2. Use warm water and dish soap. Dish soap is effective at binding to certain agents and cleaning affected areas; it’s also a mild detergent, so it has a very low risk of damaging your carpet. Mix a bit of dish soap with warm water and allow it to soak into the lingering stain. After some time, blot the mixture away.
3. Try diluted vinegar. You can try a similar method with diluted vinegar. Vinegar is acidic, resulting in a dissolving effect for many staining agents. As long as you dilute the vinegar with water, it shouldn’t damage your carpet.
4. Experiment with baking soda. Baking soda is highly absorbent, basic, and abrasive, making it an all-in-one cleaning agent for different stains. Dump it onto the affected area and allow it to sit, or work it into the carpet stain. You can also try treating this affected area with vinegar (resulting in a bubbly reaction), allowing the area to dry, and vacuuming.
5. Steam clean. If none of these options work, you can try renting a steam cleaner and using high-powered hot water to treat the stain. Professional-grade steam cleaning products can often eliminate stains that DIY methods can’t touch.
6. Call a professional. There’s a chance that no effort you can muster will be capable of getting rid of the stain. If you feel like you’ve tried everything and the stain won’t go away, your next best bet is to hire a professional to help you.
7. Don’t forget the rest of the carpet. Treating a stain so aggressively can lighten that particular area of carpet, making the rest seem dirty by comparison. Make a plan to clean the rest of the carpet to even out the appearance.
Treating New Stains Before They Set
In the future, you can prevent this dilemma by treating new stains immediately. The quicker you act, the greater your chances of preventing the stain from setting in.

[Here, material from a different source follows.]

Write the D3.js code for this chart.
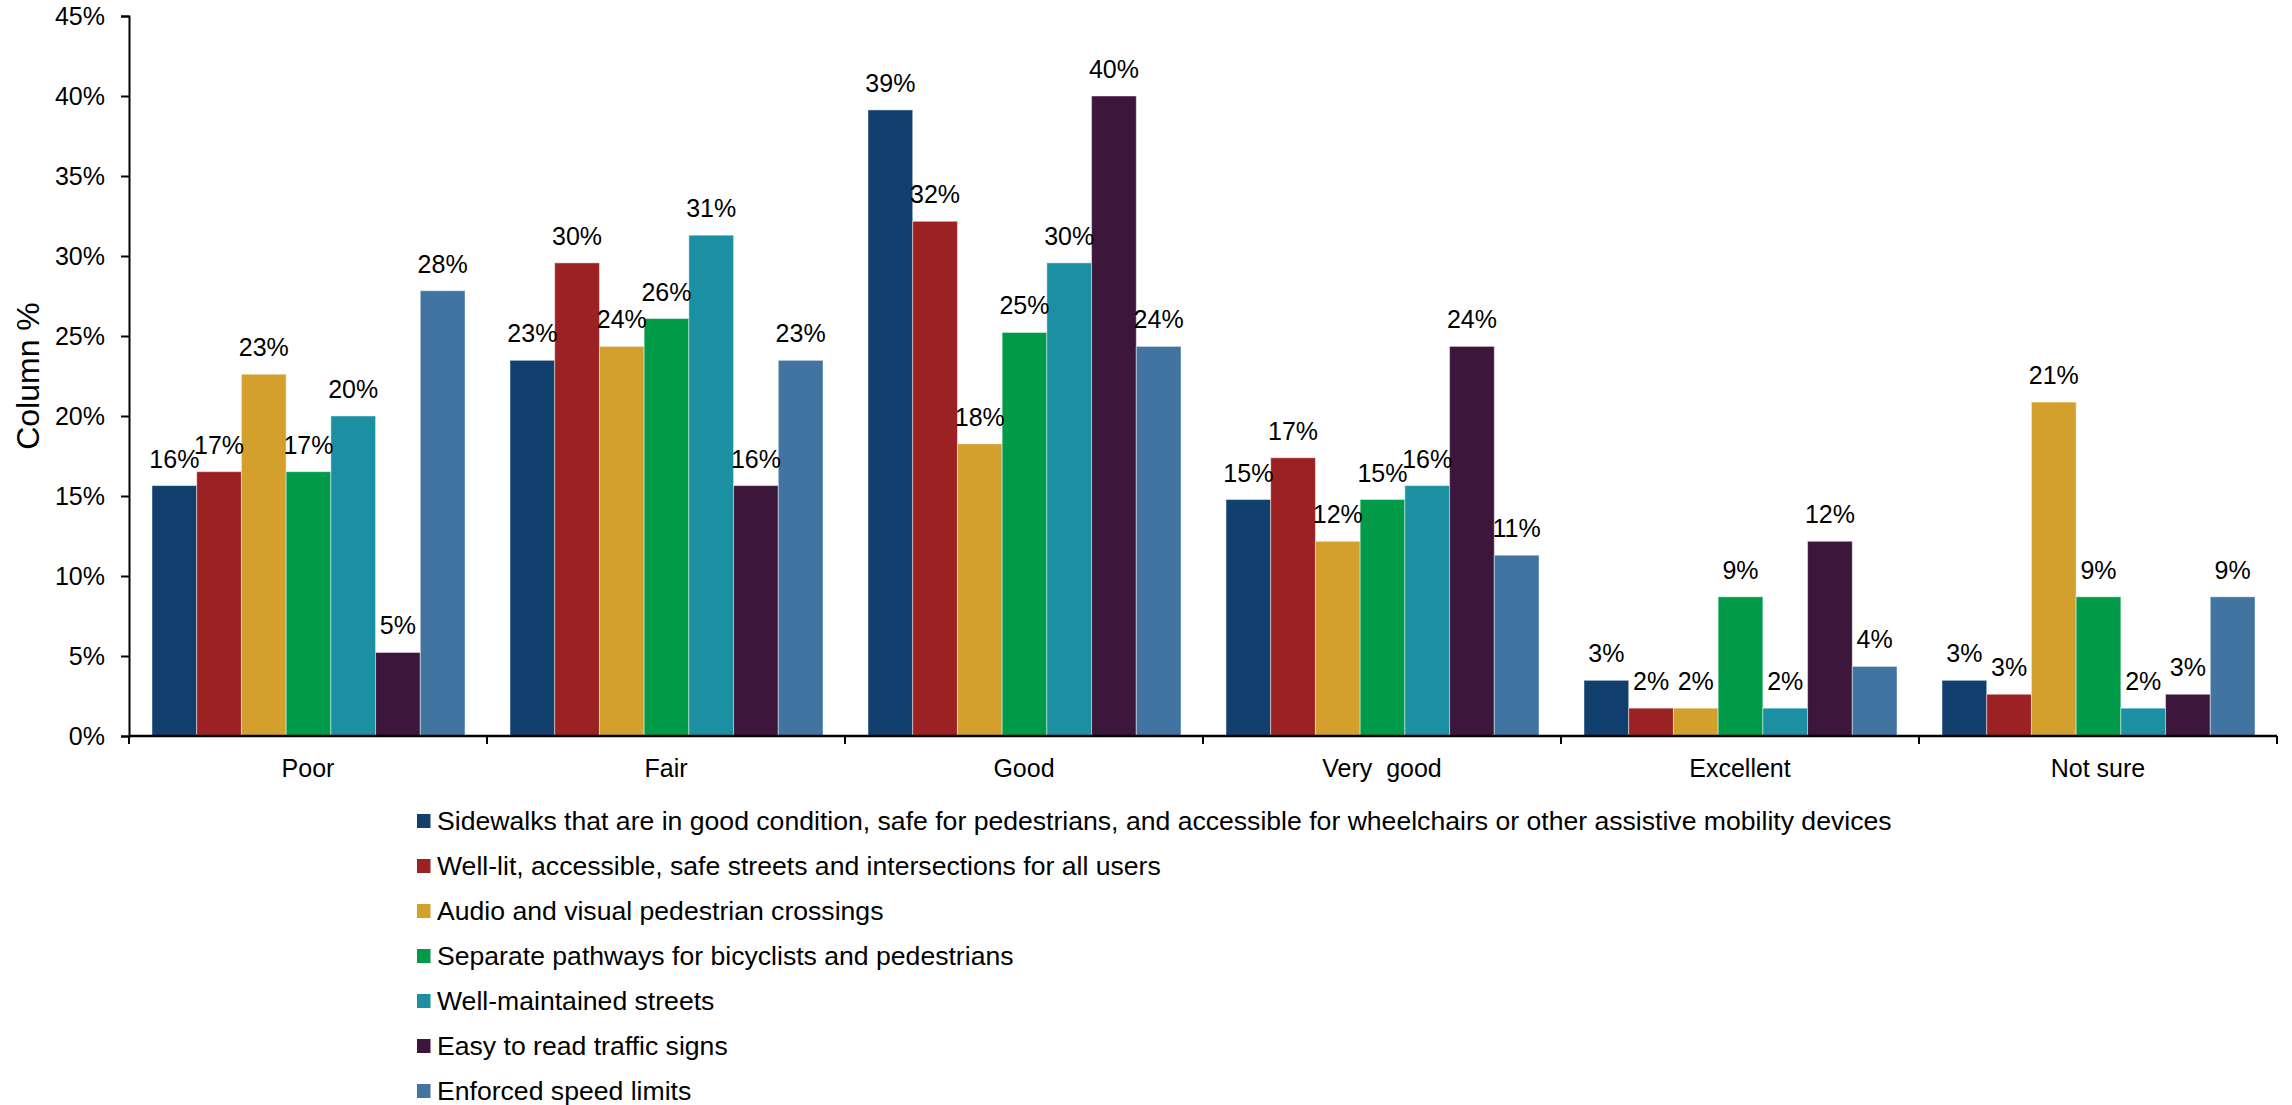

· Remove as much excess as possible (and quickly). Whatever spilled on your carpet, work quickly to get rid of it and clean up the excess. For example, if you spilled wine, use paper towels to soak up as much wine as possible. If someone tracked mud onto the carpet, scrape off the excess. This will help reduce the size of the stain and allow you to penetrate the area.
· Treat and wait. Next, treat the stain with whatever solution you can. If you have a specific stain remover for this type of stain or your type of carpet, use it. Otherwise, find a treatment solution specifically effective for the staining medium; for example, water soluble stains like those from cola, mud, and wine are best treated with a mix of detergent and water (or vinegar and water). Tougher water soluble stains, like those from blood or coffee, can be treated with diluted bleach (if your carpet can tolerate bleach).
· Blot, dry, and remove. Allow your treatment to soak thoroughly, then blot the stain, rather than scrubbing; scrubbing may be counterproductive, working the stain into the carpet. Then, allow the area to dry and use a vacuum cleaner to remove the remaining debris (if necessary).
With these strategies, you should be able to get even the toughest stains out of your carpet – and prevent new stains from setting in. That said, even the best-maintained carpets do suffer wear and tear, with some permanent staining over time.
If your carpets have seen better days and these techniques aren’t helping to breathe new life into your floors, it may be time to consider replacing your carpet altogether.